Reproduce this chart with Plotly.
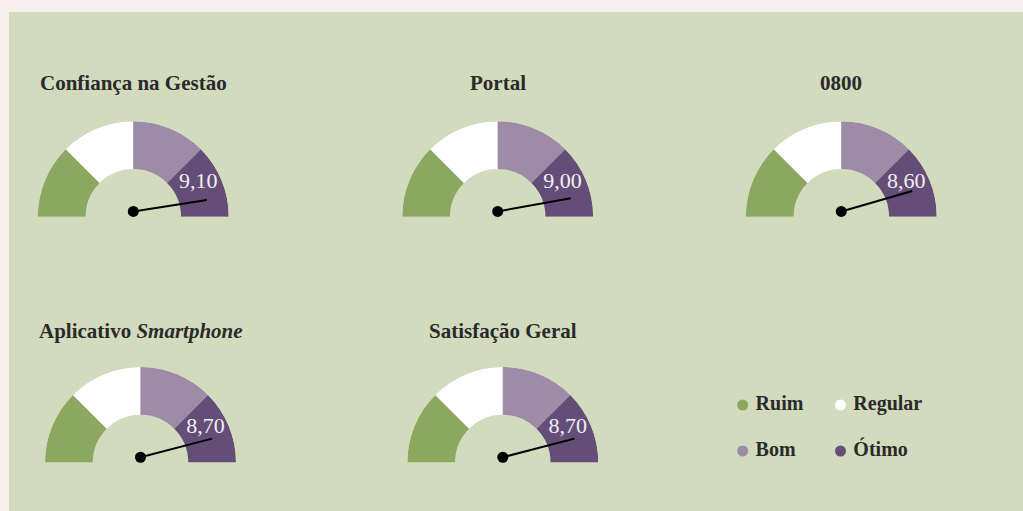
import plotly.graph_objects as go

# dados
titles = ["Confiança na Gestão", "Portal", "0800",
          "Aplicativo <i>Smartphone</i>", "Satisfação Geral"]
scores = [9.10, 9.00, 8.60, 8.70, 8.70]
bands = ["Ruim", "Regular", "Bom", "Ótimo"]
band_colors = ["#8ca75f", "#ffffff", "#9e8ba7", "#644e78"]

# layout em pixels
W, H = 1023, 511
R = 95.5
centers = [(133.3, 216.7), (497.7, 216.7), (841.3, 216.7),
           (140.5, 462.5), (502.8, 462.5)]
title_y = [83, 83, 83, 331, 331]
FONT = "Liberation Serif"
TXT = "#2a2a2a"

NEEDLE_DEG_PER_POINT = 14.2
SCALE_MAX = 10
PIVOT_R = 0.055
NEEDLE_R = 0.79

n = len(bands)
span = 180 / n
band_theta = [180 - span * (k + 0.5) for k in range(n)]

fig = go.Figure()
polars = {}
annotations = []

for i, (title, v) in enumerate(zip(titles, scores)):
    key = "polar" if i == 0 else "polar%d" % (i + 1)
    cx, cy = centers[i]
    polars[key] = dict(
        domain=dict(x=[(cx - R) / W, (cx + R) / W],
                    y=[1 - cy / H, 1 - (cy - R) / H]),
        sector=[0, 180],
        bgcolor="rgba(0,0,0,0)",
        bargap=0,
        radialaxis=dict(visible=False, range=[0, 1]),
        angularaxis=dict(visible=False),
    )
    fig.add_trace(go.Barpolar(
        r=[0.5] * n, base=0.5, theta=band_theta, width=[span] * n,
        marker=dict(color=band_colors, line=dict(width=0)),
        subplot=key, showlegend=False, hoverinfo="skip"))

    angle = NEEDLE_DEG_PER_POINT * (SCALE_MAX - v)
    fig.add_trace(go.Scatterpolar(
        r=[PIVOT_R, NEEDLE_R], theta=[90, angle], mode="lines",
        line=dict(color="black", width=2),
        subplot=key, showlegend=False, hoverinfo="skip"))
    fig.add_trace(go.Scatterpolar(
        r=[PIVOT_R], theta=[90], mode="markers",
        marker=dict(color="black", size=11),
        subplot=key, showlegend=False, hoverinfo="skip"))
    fig.add_trace(go.Scatterpolar(
        r=[0.77], theta=[28], mode="text",
        text=[("%.2f" % v).replace(".", ",")],
        textfont=dict(family=FONT, size=22, color="#f3eef3"),
        subplot=key, showlegend=False, hoverinfo="skip"))

    annotations.append(dict(
        x=cx / W, y=1 - title_y[i] / H, xref="paper", yref="paper",
        text="<b>%s</b>" % title, showarrow=False,
        xanchor="center", yanchor="middle",
        font=dict(family=FONT, size=21, color=TXT)))

# legenda
fig.add_trace(go.Scatter(
    x=[0, 1, 0, 1], y=[1, 1, 0, 0], mode="markers+text",
    text=[" " + b for b in bands], textposition="middle right",
    textfont=dict(family=FONT, size=20, color=TXT, weight="bold"),
    marker=dict(color=band_colors, size=11),
    cliponaxis=False, showlegend=False, hoverinfo="skip"))

fig.update_layout(
    width=W, height=H,
    margin=dict(l=0, r=0, t=0, b=0),
    paper_bgcolor="#f5f0ee",
    plot_bgcolor="rgba(0,0,0,0)",
    xaxis=dict(domain=[742.7 / W, 840.5 / W], range=[0, 1], visible=False),
    yaxis=dict(domain=[1 - 451 / H, 1 - 405 / H], range=[0, 1], visible=False),
    shapes=[dict(type="rect", xref="paper", yref="paper",
                 x0=9 / W, x1=1, y0=0, y1=1 - 12 / H,
                 fillcolor="#d3dbbe", line=dict(width=0), layer="below")],
    annotations=annotations,
    **polars,
)

fig.write_html("out.html",
               config={"displayModeBar": False},
               post_script="document.body.style.margin='0';"
                           "document.body.style.background='#f5f0ee';")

## YOUR INSTRUCTIONS
Write out nothing but the lines from the start of the data through the line with "band_theta = [180". Leave out the pictures.

## SOLUTION FOR THIS EXERCISE
Reproduce this chart with Plotly.
import plotly.graph_objects as go

# dados
titles = ["Confiança na Gestão", "Portal", "0800",
          "Aplicativo <i>Smartphone</i>", "Satisfação Geral"]
scores = [9.10, 9.00, 8.60, 8.70, 8.70]
bands = ["Ruim", "Regular", "Bom", "Ótimo"]
band_colors = ["#8ca75f", "#ffffff", "#9e8ba7", "#644e78"]

# layout em pixels
W, H = 1023, 511
R = 95.5
centers = [(133.3, 216.7), (497.7, 216.7), (841.3, 216.7),
           (140.5, 462.5), (502.8, 462.5)]
title_y = [83, 83, 83, 331, 331]
FONT = "Liberation Serif"
TXT = "#2a2a2a"

NEEDLE_DEG_PER_POINT = 14.2
SCALE_MAX = 10
PIVOT_R = 0.055
NEEDLE_R = 0.79

n = len(bands)
span = 180 / n
band_theta = [180 - span * (k + 0.5) for k in range(n)]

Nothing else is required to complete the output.